### Aim
Copy exactly the lines from the start of the material through the line with "height = 521;". Pictures stay out of the copy.

# # #

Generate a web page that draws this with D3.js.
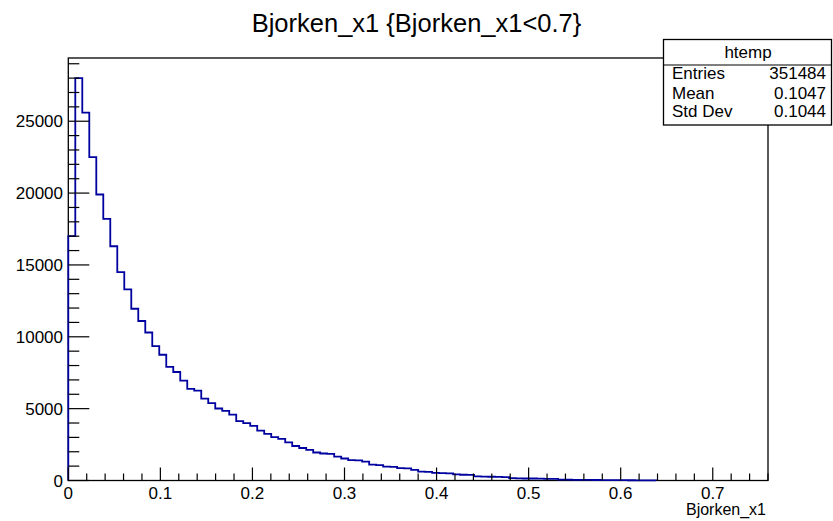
<!DOCTYPE html>
<html>
<head>
<meta charset="utf-8">
<script src="https://cdn.jsdelivr.net/npm/d3@7"></script>
<style>
  body { margin: 0; background: #fff; }
  text { font-family: "Liberation Sans", Arial, Helvetica, sans-serif; fill: #000; }
</style>
</head>
<body>
<div id="chart-area"></div>
<script>

// SVG Size
var width = 833,
    height = 521;

// histogram: 100 bins of 0.0076 from 0, only filled bins listed
var binWidth = 0.0076;
var xMin = 0, xMax = 0.76;
var counts = [17000, 28000, 25600, 22500, 19900, 18200, 16300, 14500, 13300, 11950,
    11100, 10300, 9350, 8750, 7900, 7550, 6950, 6380, 6260, 5700,
    5380, 5010, 4850, 4590, 4130, 3990, 3800, 3470, 3240, 3020,
    2890, 2650, 2400, 2260, 2130, 1950, 1880, 1850, 1660, 1530,
    1420, 1400, 1310, 1100, 1070, 970, 950, 860, 840, 740,
    620, 600, 530, 510, 490, 420, 400, 390, 290, 270,
    260, 250, 240, 160, 150, 140, 140, 130, 120, 110,
    60, 55, 50, 45, 40, 35, 30, 28, 25, 20,
    18, 15, 12, 10];

var xTickValues = [0, 0.1, 0.2, 0.3, 0.4, 0.5, 0.6, 0.7];
var yTickValues = [0, 5000, 10000, 15000, 20000, 25000];

var statNames = ["Entries", "Mean", "Std Dev"];
var statValues = ["351484", "0.1047", "0.1044"];

var frame = {left: 68.3, right: 768, top: 58, bottom: 480.5};

var svg = d3.select('#chart-area')
    .append('svg')
    .attr('width', width)
    .attr('height', height);

var xScale = d3.scaleLinear()
    .domain([xMin, xMax])
    .range([frame.left, frame.right]);

var yScale = d3.scaleLinear()
    .domain([0, d3.max(counts) * 1.05])
    .range([frame.bottom, frame.top]);

// frame
svg.append('rect')
    .attr('x', frame.left)
    .attr('y', frame.top)
    .attr('width', frame.right - frame.left)
    .attr('height', frame.bottom - frame.top)
    .attr('fill', 'none')
    .attr('stroke', '#000')
    .attr('stroke-width', 1.3);

// step line of the histogram
var pts = [[xScale(0), yScale(0)]];
counts.forEach(function (c, i) {
    pts.push([xScale(i * binWidth), yScale(c)]);
    pts.push([xScale((i + 1) * binWidth), yScale(c)]);
});
pts.push([xScale(counts.length * binWidth), yScale(0)]);

svg.append('path')
    .attr('d', d3.line()(pts))
    .attr('fill', 'none')
    .attr('stroke', '#0000a0')
    .attr('stroke-width', 1.8);

// x axis ticks (major 0.1, minor 0.02), drawn upward inside the frame
var xMinor = d3.range(0, 39).map(function (k) { return k * 0.02; });
svg.append('g')
    .selectAll('line')
    .data(xMinor)
    .enter()
    .append('line')
    .attr('x1', function (d) { return xScale(d); })
    .attr('x2', function (d) { return xScale(d); })
    .attr('y1', frame.bottom)
    .attr('y2', function (d, i) { return frame.bottom - (i % 5 === 0 ? 13 : 7); })
    .attr('stroke', '#000')
    .attr('stroke-width', 1.2);

svg.append('g')
    .selectAll('text')
    .data(xTickValues)
    .enter()
    .append('text')
    .attr('x', function (d) { return xScale(d); })
    .attr('y', 499)
    .attr('text-anchor', 'middle')
    .style('font-size', '17px')
    .text(function (d) { return d3.format('')(d); });

// y axis ticks (major 5000, minor 1000)
var yMinor = d3.range(0, 30).map(function (k) { return k * 1000; });
svg.append('g')
    .selectAll('line')
    .data(yMinor)
    .enter()
    .append('line')
    .attr('x1', frame.left)
    .attr('x2', function (d, i) { return frame.left + (i % 5 === 0 ? 21 : 11); })
    .attr('y1', function (d) { return yScale(d); })
    .attr('y2', function (d) { return yScale(d); })
    .attr('stroke', '#000')
    .attr('stroke-width', 1.2);

svg.append('g')
    .selectAll('text')
    .data(yTickValues)
    .enter()
    .append('text')
    .attr('x', 63)
    .attr('y', function (d) { return yScale(d); })
    .attr('dy', '0.36em')
    .attr('text-anchor', 'end')
    .style('font-size', '17px')
    .text(function (d) { return d; });

// titles
svg.append('text')
    .attr('x', 416.5)
    .attr('y', 32)
    .attr('text-anchor', 'middle')
    .style('font-size', '25.5px')
    .text('Bjorken_x1 {Bjorken_x1<0.7}');

svg.append('text')
    .attr('x', 766)
    .attr('y', 515)
    .attr('text-anchor', 'end')
    .style('font-size', '16px')
    .text('Bjorken_x1');

// stats box
var box = {x: 663.5, y: 39.5, w: 168, h: 85.5};
svg.append('rect')
    .attr('x', box.x)
    .attr('y', box.y)
    .attr('width', box.w)
    .attr('height', box.h)
    .attr('fill', '#fff')
    .attr('stroke', '#000')
    .attr('stroke-width', 1.3);

svg.append('line')
    .attr('x1', box.x)
    .attr('x2', box.x + box.w)
    .attr('y1', 65)
    .attr('y2', 65)
    .attr('stroke', '#000')
    .attr('stroke-width', 1.2);

svg.append('text')
    .attr('x', 748)
    .attr('y', 52)
    .attr('dy', '0.36em')
    .attr('text-anchor', 'middle')
    .style('font-size', '17px')
    .text('htemp');

var rowY = [73, 92.5, 111];
statNames.forEach(function (name, i) {
    svg.append('text')
        .attr('x', 672)
        .attr('y', rowY[i])
        .attr('dy', '0.36em')
        .style('font-size', '17px')
        .text(name);
    svg.append('text')
        .attr('x', 826)
        .attr('y', rowY[i])
        .attr('dy', '0.36em')
        .attr('text-anchor', 'end')
        .style('font-size', '17px')
        .text(statValues[i]);
});

</script>
</body>
</html>
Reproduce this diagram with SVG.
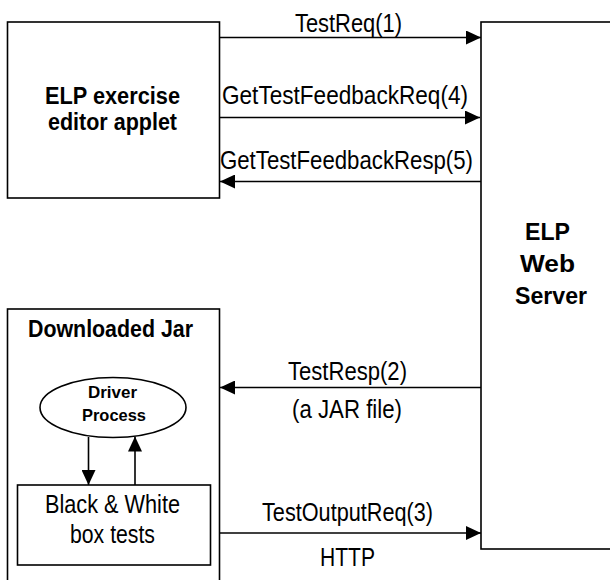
<svg xmlns="http://www.w3.org/2000/svg" width="610" height="580" viewBox="0 0 610 580">
<style>
.box{fill:#fff;stroke:#000;stroke-width:1.6}
.ln{fill:none;stroke:#000;stroke-width:1.6}
.t{font-family:"Liberation Sans",Arial,sans-serif;font-size:25.5px;fill:#000;text-anchor:middle}
.b{font-family:"Liberation Sans",Arial,sans-serif;font-size:23.5px;font-weight:bold;fill:#000;text-anchor:middle}
.s{font-family:"Liberation Sans",Arial,sans-serif;font-size:17px;font-weight:bold;fill:#000;text-anchor:middle}
</style>
<defs>
<marker id="ah" viewBox="0 0 15 14" refX="15" refY="7" markerWidth="15" markerHeight="14" markerUnits="userSpaceOnUse" orient="auto">
<path d="M0,0 L15,7 L0,14 Z" fill="#000"/>
</marker>
</defs>
<rect width="610" height="580" fill="#fff"/>
<g id="applet">
<rect class="box" x="7.5" y="22" width="212" height="176"/>
<text class="b" x="112.5" y="104" textLength="135" lengthAdjust="spacingAndGlyphs">ELP exercise</text>
<text class="b" x="112.5" y="130" textLength="129" lengthAdjust="spacingAndGlyphs">editor applet</text>
</g>
<g id="server">
<rect class="box" x="481" y="22" width="140" height="527"/>
<text class="b" x="547.5" y="240" textLength="45" lengthAdjust="spacingAndGlyphs">ELP</text>
<text class="b" x="547.5" y="272" textLength="55" lengthAdjust="spacingAndGlyphs">Web</text>
<text class="b" x="551" y="304" textLength="72" lengthAdjust="spacingAndGlyphs">Server</text>
</g>
<g id="jar">
<rect class="box" x="7.5" y="309" width="212" height="285"/>
<text class="b" x="110.5" y="337" textLength="165" lengthAdjust="spacingAndGlyphs">Downloaded Jar</text>
</g>
<g id="driver">
<ellipse class="box" cx="113" cy="407.5" rx="73" ry="30"/>
<text class="s" x="112.5" y="398" textLength="49" lengthAdjust="spacingAndGlyphs">Driver</text>
<text class="s" x="114" y="421" textLength="64" lengthAdjust="spacingAndGlyphs">Process</text>
</g>
<g id="tests">
<rect class="box" x="17.5" y="485" width="193" height="80"/>
<text class="t" x="112.5" y="513" textLength="135" lengthAdjust="spacingAndGlyphs">Black &amp; White</text>
<text class="t" x="112.5" y="543" textLength="85" lengthAdjust="spacingAndGlyphs">box tests</text>
</g>
<g id="connectors">
<line class="ln" x1="219.5" y1="37.5" x2="481" y2="37.5" marker-end="url(#ah)"/>
<line class="ln" x1="219.5" y1="117.5" x2="480" y2="117.5" marker-end="url(#ah)"/>
<line class="ln" x1="481" y1="181.5" x2="220" y2="181.5" marker-end="url(#ah)"/>
<line class="ln" x1="481" y1="387.5" x2="220" y2="387.5" marker-end="url(#ah)"/>
<line class="ln" x1="219.5" y1="533" x2="481" y2="533" marker-end="url(#ah)"/>
<line class="ln" x1="88.5" y1="437" x2="88.5" y2="485" marker-end="url(#ah)"/>
<line class="ln" x1="135" y1="485" x2="135" y2="436.5" marker-end="url(#ah)"/>
<text class="t" x="348.5" y="32" textLength="107" lengthAdjust="spacingAndGlyphs">TestReq(1)</text>
<text class="t" x="345" y="104" textLength="246" lengthAdjust="spacingAndGlyphs">GetTestFeedbackReq(4)</text>
<text class="t" x="346.5" y="169" textLength="253" lengthAdjust="spacingAndGlyphs">GetTestFeedbackResp(5)</text>
<text class="t" x="347.5" y="380" textLength="119" lengthAdjust="spacingAndGlyphs">TestResp(2)</text>
<text class="t" x="347" y="418" textLength="110" lengthAdjust="spacingAndGlyphs">(a JAR file)</text>
<text class="t" x="347.5" y="521" textLength="171" lengthAdjust="spacingAndGlyphs">TestOutputReq(3)</text>
<text class="t" x="347.5" y="566" textLength="55" lengthAdjust="spacingAndGlyphs">HTTP</text>
</g>
</svg>
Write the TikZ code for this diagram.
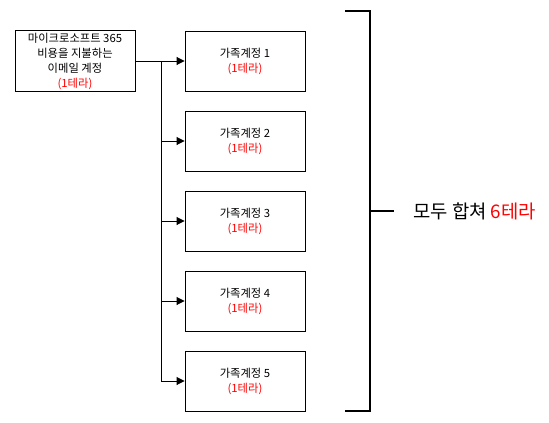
\documentclass[tikz,border=0pt]{standalone}
\usepackage{fontspec}
\setmainfont{Noto Sans CJK KR}
\usetikzlibrary{arrows.meta}

\tikzset{
	account/.style={draw, line width=0.9pt, minimum width=120pt, minimum height=60pt,
		align=center, inner sep=2pt, font=\fontsize{11.3}{15}\selectfont},
	feed/.style={line width=0.9pt, -{Triangle[length=8pt,width=8pt]}}
}

\begin{document}
\begin{tikzpicture}[x=1pt,y=-1pt]
			\useasboundingbox (0,0) rectangle (549,423);

			\node[account] (Source) at (75,61)
			{마이크로소프트 365\\비용을 지불하는\\이메일 계정\\\textcolor{red}{(1테라)}};

			\foreach \i in {1,...,5}{
				\node[account] (Family\i) at (245,{61+80*(\i-1)})
				{가족계정 \i\\\textcolor{red}{(1테라)}};
			}

			%Connectors
			\coordinate (Split) at (161,61);
			\draw[feed] (Source.east) -- (Family1.west);
			\foreach \i in {2,...,5}{
				\draw[feed] (Split) |- (Family\i.west);
			}

			%Bracket
			\draw[line width=1.6pt] (345,11) -- (370,11) -- (370,411) -- (345,411);
			\draw[line width=1.6pt] (370,211) -- (394,211);
			\node[anchor=west, inner sep=0pt, font=\fontsize{18.8}{22}\selectfont] (Total) at (413,211)
			{모두 합쳐 \textcolor{red}{6테라}};
		\end{tikzpicture}
\end{document}
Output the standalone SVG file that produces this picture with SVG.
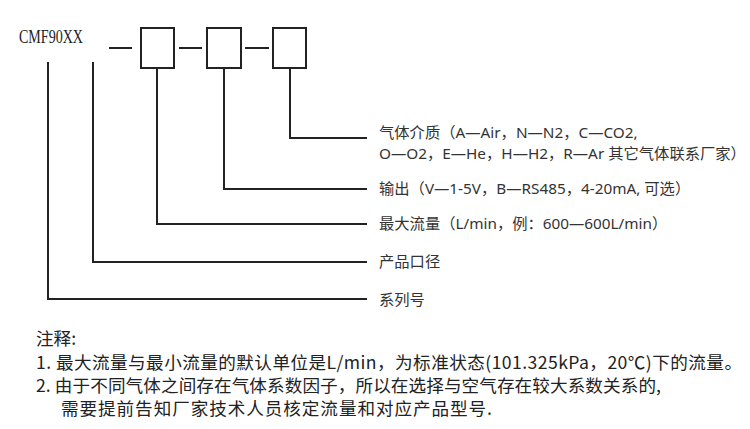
<svg xmlns="http://www.w3.org/2000/svg" width="750" height="429" viewBox="0 0 750 429">
<style>
.ln{fill:none;stroke:#222;stroke-width:2}
.bx{fill:#fff;stroke:#222;stroke-width:2}
.lb{font-family:"Noto Sans","Noto Sans CJK SC",sans-serif;font-size:15.3px;fill:#333}
.nt{font-family:"Noto Sans CJK SC",sans-serif;font-size:17.6px;fill:#222}
.md{font-family:"Liberation Serif",serif;font-size:18px;fill:#222}
</style>
<rect width="750" height="429" fill="#fff"/>
<g id="model"><text class="md" x="19" y="43" textLength="64" lengthAdjust="spacingAndGlyphs">CMF90XX</text></g>
<g id="connectors">
<path class="ln" d="M109 48H132M179 48H202M245 48H269"/>
<path class="ln" d="M48 62V299H367"/>
<path class="ln" d="M93 62V262H367"/>
<path class="ln" d="M157 68V224H367"/>
<path class="ln" d="M224 68V189H367"/>
<path class="ln" d="M290 68V138H367"/>
</g>
<g id="box1"><rect class="bx" x="141" y="28" width="33" height="40"/></g>
<g id="box2"><rect class="bx" x="207" y="28" width="34" height="40"/></g>
<g id="box3"><rect class="bx" x="273" y="28" width="33" height="40"/></g>
<g id="gas"><text class="lb" x="379" y="138">气体介质（A—Air，N—N2，C—CO2,</text><text class="lb" x="379" y="159">O—O2，E—He，H—H2，R—Ar 其它气体联系厂家）</text></g>
<g id="output"><text class="lb" x="379" y="194">输出（V—1-5V，B—RS485，4-20mA, 可选）</text></g>
<g id="maxflow"><text class="lb" x="379" y="229">最大流量（L/min，例：600—600L/min）</text></g>
<g id="caliber"><text class="lb" x="379" y="267">产品口径</text></g>
<g id="series"><text class="lb" x="379" y="305">系列号</text></g>
<g id="notes">
<text class="nt" x="36" y="345">注释:</text>
<text class="nt" x="36" y="369" textLength="706" lengthAdjust="spacing">1. 最大流量与最小流量的默认单位是L/min，为标准状态(101.325kPa，20℃)下的流量。</text>
<text class="nt" x="36" y="392" textLength="625" lengthAdjust="spacing">2. 由于不同气体之间存在气体系数因子，所以在选择与空气存在较大系数关系的,</text>
<text class="nt" x="61" y="415" textLength="431" lengthAdjust="spacing">需要提前告知厂家技术人员核定流量和对应产品型号.</text>
</g>
</svg>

# # #

### Answer for this exercise
Generate a web page that draws this with D3.js.
<!DOCTYPE html>
<html>
<head>
<meta charset="utf-8">
<script src="https://cdn.jsdelivr.net/npm/d3@7"></script>
<style>
  body { margin: 0; background: #fff; }
  text { font-family: "Liberation Sans", Arial, Helvetica, sans-serif; fill: #000; }
</style>
</head>
<body>
<div id="chart-area"></div>
<script>

// SVG Size
var width = 833,
    height = 521;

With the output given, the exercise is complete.